Begin Task material

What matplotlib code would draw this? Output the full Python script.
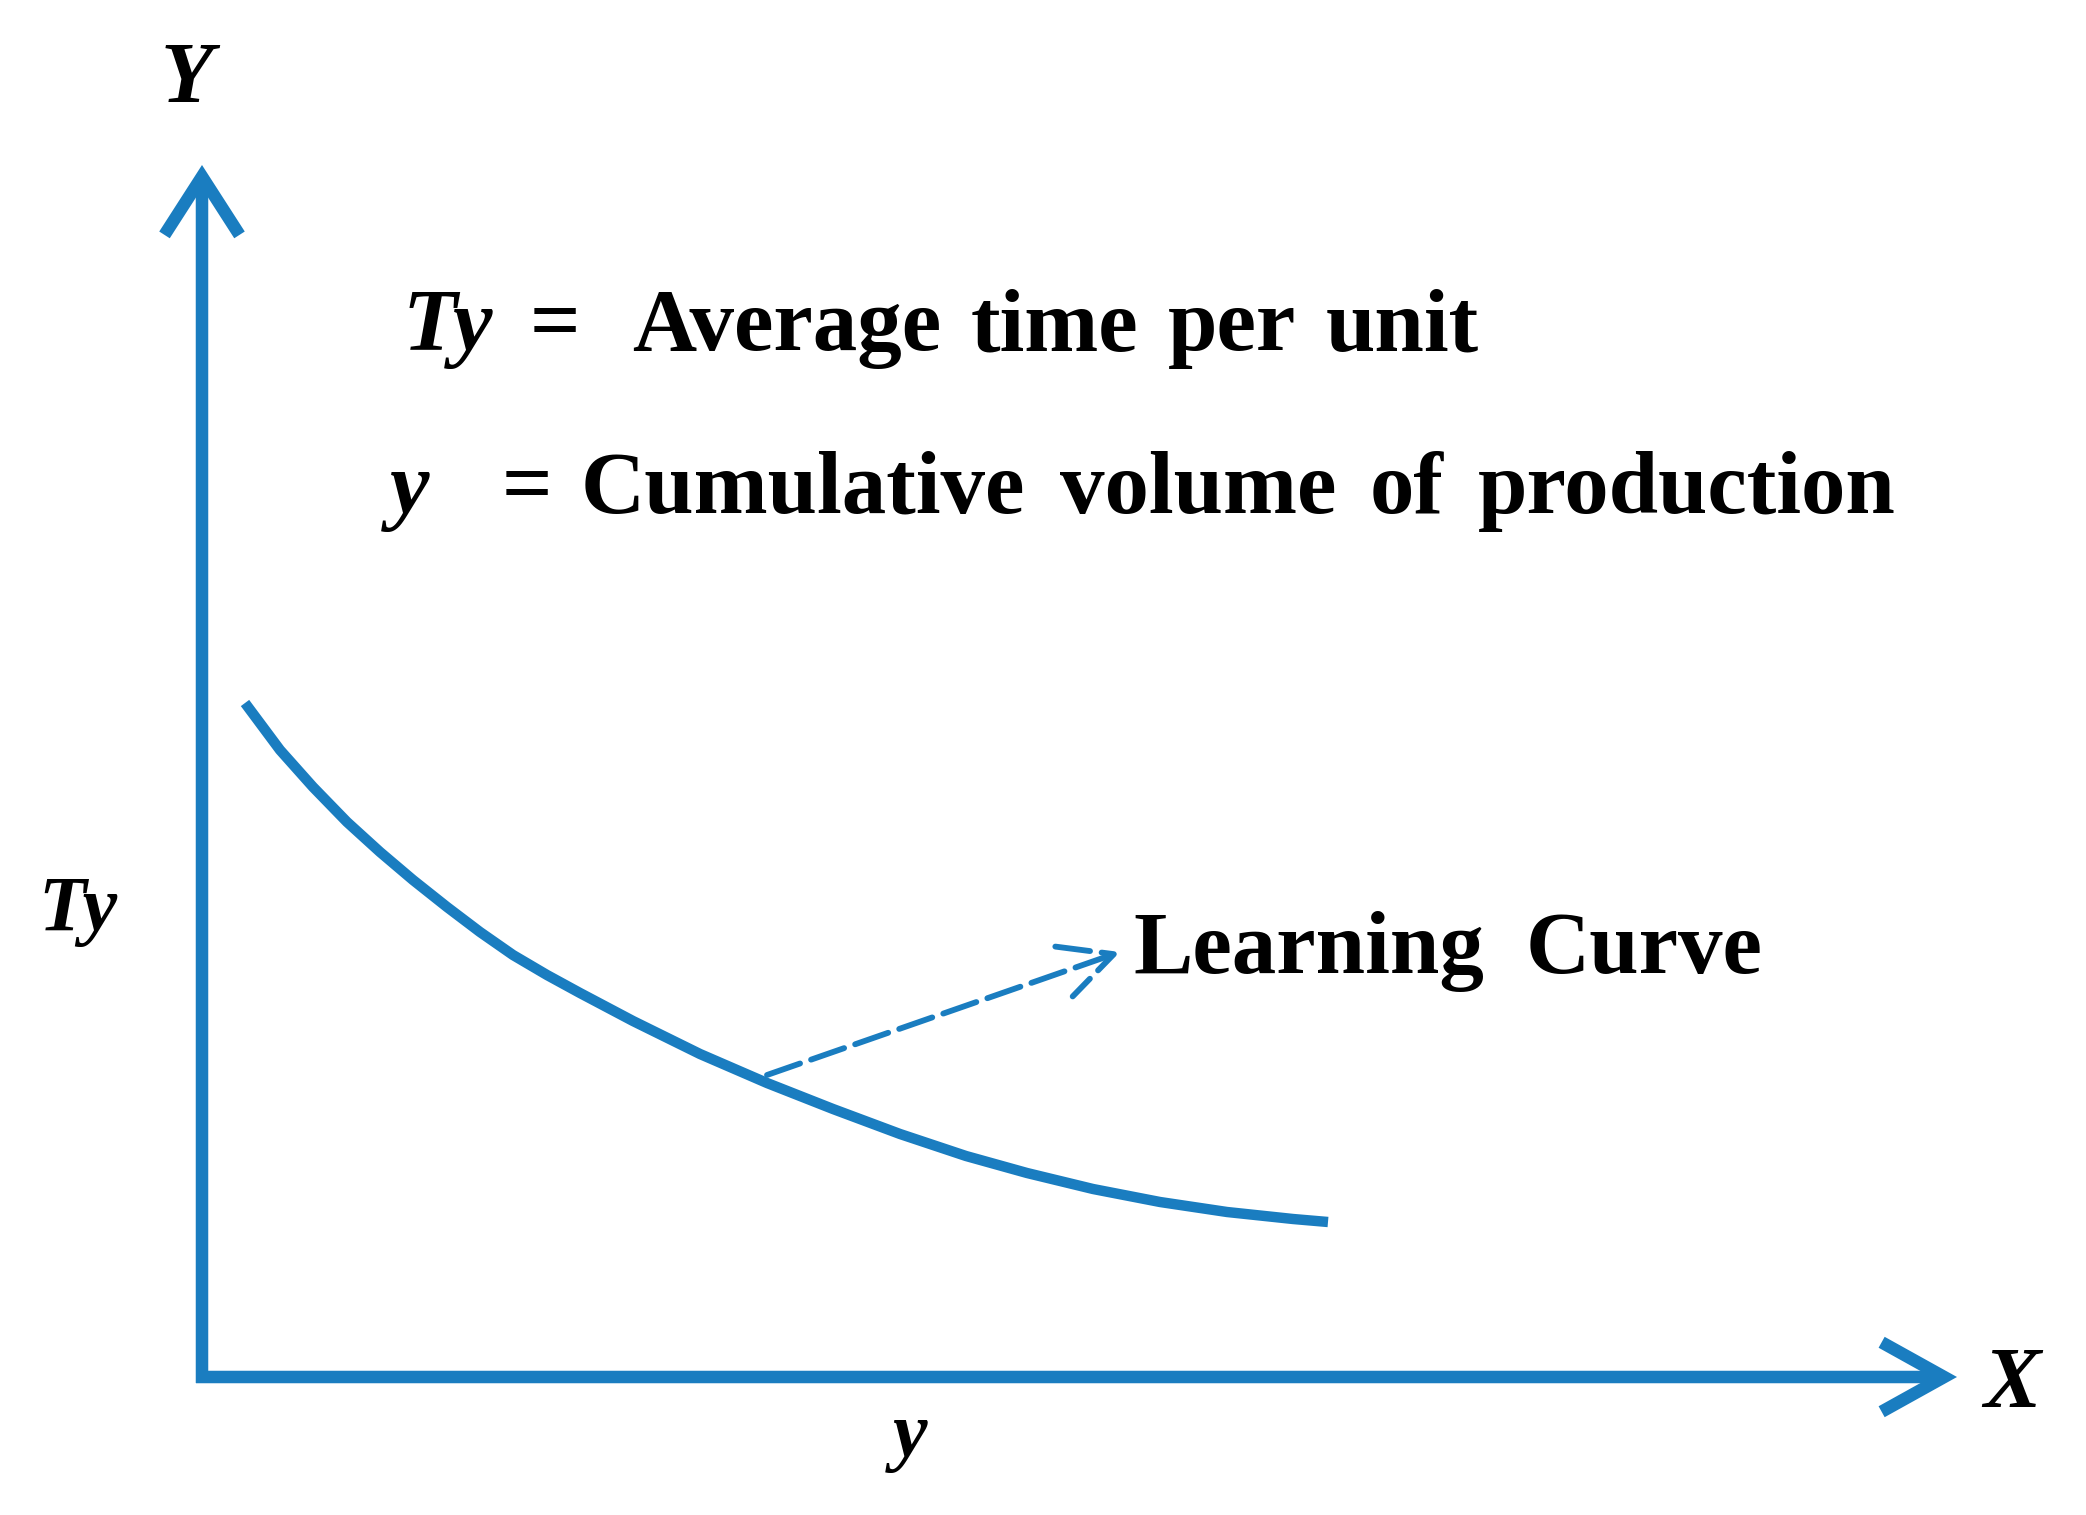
import numpy as np
import matplotlib
matplotlib.use("Agg")
import matplotlib.pyplot as plt

# learning curve (origin at the axis corner)
curve_x = [43, 78, 111, 145, 178, 211, 245, 278, 311, 345, 378, 431, 498,
           565, 631, 698, 764, 825, 891, 958, 1025, 1091, 1126]
curve_y = [674, 627, 590, 555, 525, 497, 470, 445, 422, 402, 384, 356, 323,
           294, 268, 243, 221, 204, 188, 175, 165, 158, 155]

# dashed pointer from the curve to its label
pointer_start = (565, 302)
pointer_end = (918, 425)

y_axis_top = 1212
x_axis_end = 1755

line1 = "Average time per unit"
line2 = "Cumulative volume of production"
curve_label = "Learning Curve"

blue = "#1a7dc0"
serif = "Liberation Serif"

fig = plt.figure(figsize=(20.86, 15.15), dpi=100)
ax = fig.add_axes([0, 0, 1, 1])
ax.set_xlim(-202, 2086 - 202)
ax.set_ylim(-138, 1377)
ax.axis("off")

# axes with open arrow heads
ax.annotate("", xy=(0, y_axis_top), xytext=(0, -6),
            arrowprops=dict(arrowstyle="->,head_length=42,head_width=27",
                            mutation_scale=1, lw=9, color=blue, capstyle="butt",
                            shrinkA=0, shrinkB=0, joinstyle="miter"))
ax.annotate("", xy=(x_axis_end, 0), xytext=(-6, 0),
            arrowprops=dict(arrowstyle="->,head_length=45,head_width=25",
                            mutation_scale=1, lw=9, color=blue, capstyle="butt",
                            shrinkA=0, shrinkB=0, joinstyle="miter"))

ax.plot(curve_x, curve_y, color=blue, lw=7.5, solid_capstyle="butt",
        solid_joinstyle="round")

ax.annotate("", xy=pointer_end, xytext=pointer_start,
            arrowprops=dict(arrowstyle="->,head_length=38,head_width=19",
                            mutation_scale=1, lw=4.2, color=blue,
                            linestyle=(0, (6, 2)), shrinkA=0, shrinkB=0))

# axis letters
ax.text(-15, 1275, "Y", fontsize=62, family=serif, weight="bold", style="italic",
        ha="center", va="baseline")
ax.text(1810, -30, "X", fontsize=62, family=serif, weight="bold", style="italic",
        ha="center", va="baseline")
ax.text(-124, 447, "Ty", fontsize=56, family=serif, weight="bold", style="italic",
        ha="center", va="baseline")
ax.text(708, -79, "y", fontsize=56, family=serif, weight="bold", style="italic",
        ha="center", va="baseline")


def spread(text, x0, x1, y, **kw):
    # lay the words out between x0 and x1 (the original has wide spacing)
    words = [ax.text(x0, y, w, ha="left", va="baseline", **kw) for w in text.split()]
    fig.canvas.draw()
    r = fig.canvas.get_renderer()
    inv = ax.transData.inverted()
    widths = []
    for t in words:
        bb = t.get_window_extent(r)
        a = inv.transform((bb.x0, bb.y0))
        b = inv.transform((bb.x1, bb.y0))
        widths.append(b[0] - a[0])
    gap = (x1 - x0 - sum(widths)) / max(len(words) - 1, 1)
    x = x0
    for t, w in zip(words, widths):
        t.set_x(x)
        x += w + gap


kw = dict(fontsize=64, family=serif, weight="bold")

# definitions
ax.text(201, 1027, "Ty", style="italic", ha="left", va="baseline", **kw)
ax.text(328, 1027, "=", ha="left", va="baseline", **kw)
spread(line1, 430, 1277, 1027, **kw)

ax.text(188, 864, "y", style="italic", ha="left", va="baseline", **kw)
ax.text(300, 864, "=", ha="left", va="baseline", **kw)
spread(line2, 379, 1694, 864, **kw)

spread(curve_label, 931, 1561, 404, **kw)

fig.savefig("out.png", dpi=100)
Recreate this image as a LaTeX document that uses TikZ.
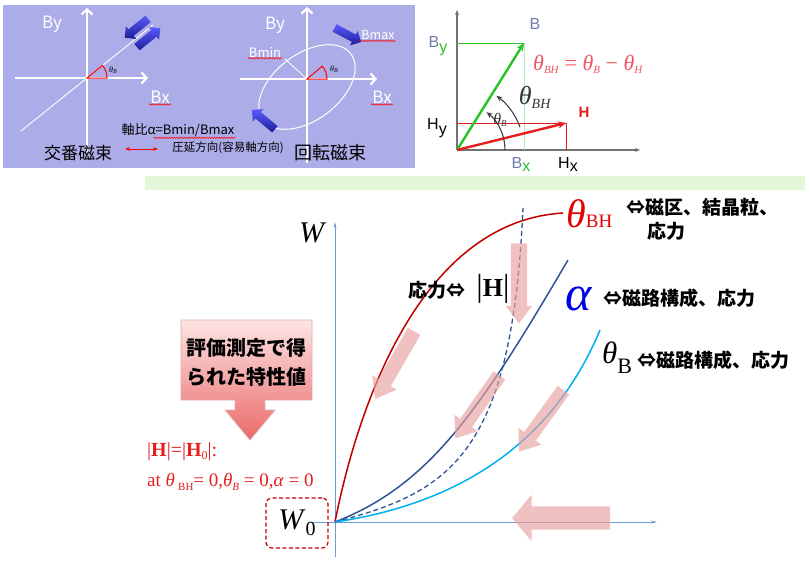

End Task material

* **Objective**
Reproduce the data above in full, exactly as it is, with the pictures left out.

* **Worked answer**
What matplotlib code would draw this? Output the full Python script.
import numpy as np
import matplotlib
matplotlib.use("Agg")
import matplotlib.pyplot as plt

# learning curve (origin at the axis corner)
curve_x = [43, 78, 111, 145, 178, 211, 245, 278, 311, 345, 378, 431, 498,
           565, 631, 698, 764, 825, 891, 958, 1025, 1091, 1126]
curve_y = [674, 627, 590, 555, 525, 497, 470, 445, 422, 402, 384, 356, 323,
           294, 268, 243, 221, 204, 188, 175, 165, 158, 155]

# dashed pointer from the curve to its label
pointer_start = (565, 302)
pointer_end = (918, 425)

y_axis_top = 1212
x_axis_end = 1755

line1 = "Average time per unit"
line2 = "Cumulative volume of production"
curve_label = "Learning Curve"

blue = "#1a7dc0"
serif = "Liberation Serif"

fig = plt.figure(figsize=(20.86, 15.15), dpi=100)
ax = fig.add_axes([0, 0, 1, 1])
ax.set_xlim(-202, 2086 - 202)
ax.set_ylim(-138, 1377)
ax.axis("off")

# axes with open arrow heads
ax.annotate("", xy=(0, y_axis_top), xytext=(0, -6),
            arrowprops=dict(arrowstyle="->,head_length=42,head_width=27",
                            mutation_scale=1, lw=9, color=blue, capstyle="butt",
                            shrinkA=0, shrinkB=0, joinstyle="miter"))
ax.annotate("", xy=(x_axis_end, 0), xytext=(-6, 0),
            arrowprops=dict(arrowstyle="->,head_length=45,head_width=25",
                            mutation_scale=1, lw=9, color=blue, capstyle="butt",
                            shrinkA=0, shrinkB=0, joinstyle="miter"))

ax.plot(curve_x, curve_y, color=blue, lw=7.5, solid_capstyle="butt",
        solid_joinstyle="round")

ax.annotate("", xy=pointer_end, xytext=pointer_start,
            arrowprops=dict(arrowstyle="->,head_length=38,head_width=19",
                            mutation_scale=1, lw=4.2, color=blue,
                            linestyle=(0, (6, 2)), shrinkA=0, shrinkB=0))

# axis letters
ax.text(-15, 1275, "Y", fontsize=62, family=serif, weight="bold", style="italic",
        ha="center", va="baseline")
ax.text(1810, -30, "X", fontsize=62, family=serif, weight="bold", style="italic",
        ha="center", va="baseline")
ax.text(-124, 447, "Ty", fontsize=56, family=serif, weight="bold", style="italic",
        ha="center", va="baseline")
ax.text(708, -79, "y", fontsize=56, family=serif, weight="bold", style="italic",
        ha="center", va="baseline")


def spread(text, x0, x1, y, **kw):
    # lay the words out between x0 and x1 (the original has wide spacing)
    words = [ax.text(x0, y, w, ha="left", va="baseline", **kw) for w in text.split()]
    fig.canvas.draw()
    r = fig.canvas.get_renderer()
    inv = ax.transData.inverted()
    widths = []
    for t in words:
        bb = t.get_window_extent(r)
        a = inv.transform((bb.x0, bb.y0))
        b = inv.transform((bb.x1, bb.y0))
        widths.append(b[0] - a[0])
    gap = (x1 - x0 - sum(widths)) / max(len(words) - 1, 1)
    x = x0
    for t, w in zip(words, widths):
        t.set_x(x)
        x += w + gap


kw = dict(fontsize=64, family=serif, weight="bold")

# definitions
ax.text(201, 1027, "Ty", style="italic", ha="left", va="baseline", **kw)
ax.text(328, 1027, "=", ha="left", va="baseline", **kw)
spread(line1, 430, 1277, 1027, **kw)

ax.text(188, 864, "y", style="italic", ha="left", va="baseline", **kw)
ax.text(300, 864, "=", ha="left", va="baseline", **kw)
spread(line2, 379, 1694, 864, **kw)

spread(curve_label, 931, 1561, 404, **kw)

fig.savefig("out.png", dpi=100)
Recreate this image as a LaTeX document that uses TikZ.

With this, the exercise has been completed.